- **What you need to do**: Please output every line of the material as it stands, without the pictures.

* start *

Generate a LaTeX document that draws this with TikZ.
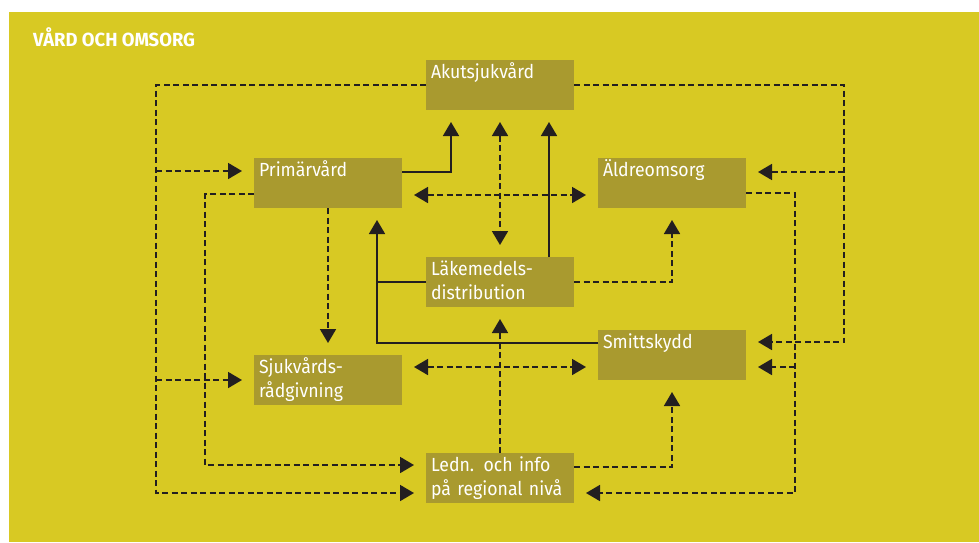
\documentclass[tikz,border=0pt]{standalone}
\usepackage{fontspec}
\newfontfamily\boxfont{Fira Sans}[FakeStretch=0.93]
\newfontfamily\titlefont{Fira Sans}[FakeStretch=0.97]
\usetikzlibrary{positioning,arrows.meta}
\definecolor{bgyellow}{RGB}{216,201,35}
\definecolor{boxolive}{RGB}{169,154,47}
\definecolor{linedark}{RGB}{35,31,32}

\begin{document}
\begin{tikzpicture}[x=1pt,y=-1pt,>={Triangle[length=14pt,width=16pt]},
        box node/.style={fill=boxolive,text=white,font=\boxfont\fontsize{19}{24}\selectfont,
            text width=138pt,inner xsep=5pt,inner ysep=2pt,outer sep=0pt,
            text height=16.5pt,text depth=29.5pt,align=left},
        dash line/.style={draw=linedark,line width=1.8pt,dash pattern=on 6pt off 3.5pt},
        solid line/.style={draw=linedark,line width=1.8pt},
        to box/.style={->,shorten >=12pt},
        both box/.style={<->,shorten >=12pt,shorten <=12pt}]

    \fill[white] (0,0) rectangle (979,542);
    \useasboundingbox (0,0) rectangle (979,542);
    \fill[bgyellow] (9,12) rectangle (979,542);
    \node[anchor=base west,inner sep=0pt,text=white,
        font=\titlefont\bfseries\fontsize{19}{22}\selectfont] (title) at (33,46) {VÅRD OCH OMSORG};

    \node[box node] (akut) at (500,85) {Akutsjukvård};
    \node[box node] (prim) [below left=48pt and 24pt of akut] {Primärvård};
    \node[box node] (aldre) [below right=48pt and 24pt of akut] {Äldreomsorg};
    \node[box node] (lake) [below right=49pt and 24pt of prim] {Läkemedels-\\distribution};
    \node[box node] (sjuk) [below=147pt of prim] {Sjukvårds-\\rådgivning};
    \node[box node] (smitt) [below=122pt of aldre] {Smittskydd};
    \node[box node] (ledn) [below=146pt of lake] {Ledn. och info\\på regional nivå};

    \coordinate (lo) at (156,493);
    \coordinate (li) at (205,465);
    \coordinate (ro) at (844,342);
    \coordinate (ri) at (795,493);
    \coordinate (sj) at ([xshift=49pt]prim.south);
    \coordinate (p1) at ([yshift=12pt]prim.west);
    \coordinate (p2) at ([yshift=11pt]aldre.east);
    \coordinate (p4) at ([yshift=-12pt]smitt.east);

    \draw[dash line,to box] (akut.west) -| (lo) -- ([yshift=-15pt]ledn.west);
    \draw[dash line,to box] (lo |- p1) -- (p1);
    \draw[dash line,to box] (lo |- sjuk.west) -- (sjuk.west);
    \draw[dash line,to box] (akut.east) -| (ro) -- ([yshift=13pt]smitt.east);
    \draw[dash line,to box] (ro |- p2) -- (p2);

    \draw[solid line,to box] ([yshift=11pt]prim.east) -| ([xshift=-49pt]akut.south);
    \draw[solid line,to box] ([xshift=49pt]lake.north) -- ([xshift=49pt]akut.south);
    \draw[dash line,both box] (akut.south) -- (lake.north);
    \draw[dash line,both box] ([yshift=-12pt]prim.east) -- ([yshift=-12pt]aldre.west);

    \draw[dash line,to box] ([yshift=-11pt]prim.west) -| (li) -- ([yshift=13pt]ledn.west);
    \draw[dash line,to box] (prim.south) -- (sjuk.north);
    \draw[solid line,to box] ([yshift=12pt]smitt.west) -| (sj);
    \draw[solid line] (lake.west) -- (lake.west -| sj);
    \draw[dash line,both box] ([yshift=13pt]sjuk.east) -- ([yshift=-12pt]smitt.west);

    \draw[dash line,to box] (lake.east) -| (aldre.south);
    \draw[dash line,to box] (ledn.north) -- (lake.south);
    \draw[dash line,to box] ([yshift=11pt]ledn.east) -| (smitt.south);
    \draw[dash line,to box] ([yshift=-10pt]aldre.east) -| (ri) -- ([yshift=-15pt]ledn.east);
    \draw[dash line,to box] (ri |- p4) -- (p4);
\end{tikzpicture}
\end{document}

* end *

- **Answer**:
Generate a LaTeX document that draws this with TikZ.
\documentclass[tikz,border=0pt]{standalone}
\usepackage{fontspec}
\newfontfamily\boxfont{Fira Sans}[FakeStretch=0.93]
\newfontfamily\titlefont{Fira Sans}[FakeStretch=0.97]
\usetikzlibrary{positioning,arrows.meta}
\definecolor{bgyellow}{RGB}{216,201,35}
\definecolor{boxolive}{RGB}{169,154,47}
\definecolor{linedark}{RGB}{35,31,32}

\begin{document}
\begin{tikzpicture}[x=1pt,y=-1pt,>={Triangle[length=14pt,width=16pt]},
        box node/.style={fill=boxolive,text=white,font=\boxfont\fontsize{19}{24}\selectfont,
            text width=138pt,inner xsep=5pt,inner ysep=2pt,outer sep=0pt,
            text height=16.5pt,text depth=29.5pt,align=left},
        dash line/.style={draw=linedark,line width=1.8pt,dash pattern=on 6pt off 3.5pt},
        solid line/.style={draw=linedark,line width=1.8pt},
        to box/.style={->,shorten >=12pt},
        both box/.style={<->,shorten >=12pt,shorten <=12pt}]

    \fill[white] (0,0) rectangle (979,542);
    \useasboundingbox (0,0) rectangle (979,542);
    \fill[bgyellow] (9,12) rectangle (979,542);
    \node[anchor=base west,inner sep=0pt,text=white,
        font=\titlefont\bfseries\fontsize{19}{22}\selectfont] (title) at (33,46) {VÅRD OCH OMSORG};

    \node[box node] (akut) at (500,85) {Akutsjukvård};
    \node[box node] (prim) [below left=48pt and 24pt of akut] {Primärvård};
    \node[box node] (aldre) [below right=48pt and 24pt of akut] {Äldreomsorg};
    \node[box node] (lake) [below right=49pt and 24pt of prim] {Läkemedels-\\distribution};
    \node[box node] (sjuk) [below=147pt of prim] {Sjukvårds-\\rådgivning};
    \node[box node] (smitt) [below=122pt of aldre] {Smittskydd};
    \node[box node] (ledn) [below=146pt of lake] {Ledn. och info\\på regional nivå};

    \coordinate (lo) at (156,493);
    \coordinate (li) at (205,465);
    \coordinate (ro) at (844,342);
    \coordinate (ri) at (795,493);
    \coordinate (sj) at ([xshift=49pt]prim.south);
    \coordinate (p1) at ([yshift=12pt]prim.west);
    \coordinate (p2) at ([yshift=11pt]aldre.east);
    \coordinate (p4) at ([yshift=-12pt]smitt.east);

    \draw[dash line,to box] (akut.west) -| (lo) -- ([yshift=-15pt]ledn.west);
    \draw[dash line,to box] (lo |- p1) -- (p1);
    \draw[dash line,to box] (lo |- sjuk.west) -- (sjuk.west);
    \draw[dash line,to box] (akut.east) -| (ro) -- ([yshift=13pt]smitt.east);
    \draw[dash line,to box] (ro |- p2) -- (p2);

    \draw[solid line,to box] ([yshift=11pt]prim.east) -| ([xshift=-49pt]akut.south);
    \draw[solid line,to box] ([xshift=49pt]lake.north) -- ([xshift=49pt]akut.south);
    \draw[dash line,both box] (akut.south) -- (lake.north);
    \draw[dash line,both box] ([yshift=-12pt]prim.east) -- ([yshift=-12pt]aldre.west);

    \draw[dash line,to box] ([yshift=-11pt]prim.west) -| (li) -- ([yshift=13pt]ledn.west);
    \draw[dash line,to box] (prim.south) -- (sjuk.north);
    \draw[solid line,to box] ([yshift=12pt]smitt.west) -| (sj);
    \draw[solid line] (lake.west) -- (lake.west -| sj);
    \draw[dash line,both box] ([yshift=13pt]sjuk.east) -- ([yshift=-12pt]smitt.west);

    \draw[dash line,to box] (lake.east) -| (aldre.south);
    \draw[dash line,to box] (ledn.north) -- (lake.south);
    \draw[dash line,to box] ([yshift=11pt]ledn.east) -| (smitt.south);
    \draw[dash line,to box] ([yshift=-10pt]aldre.east) -| (ri) -- ([yshift=-15pt]ledn.east);
    \draw[dash line,to box] (ri |- p4) -- (p4);
\end{tikzpicture}
\end{document}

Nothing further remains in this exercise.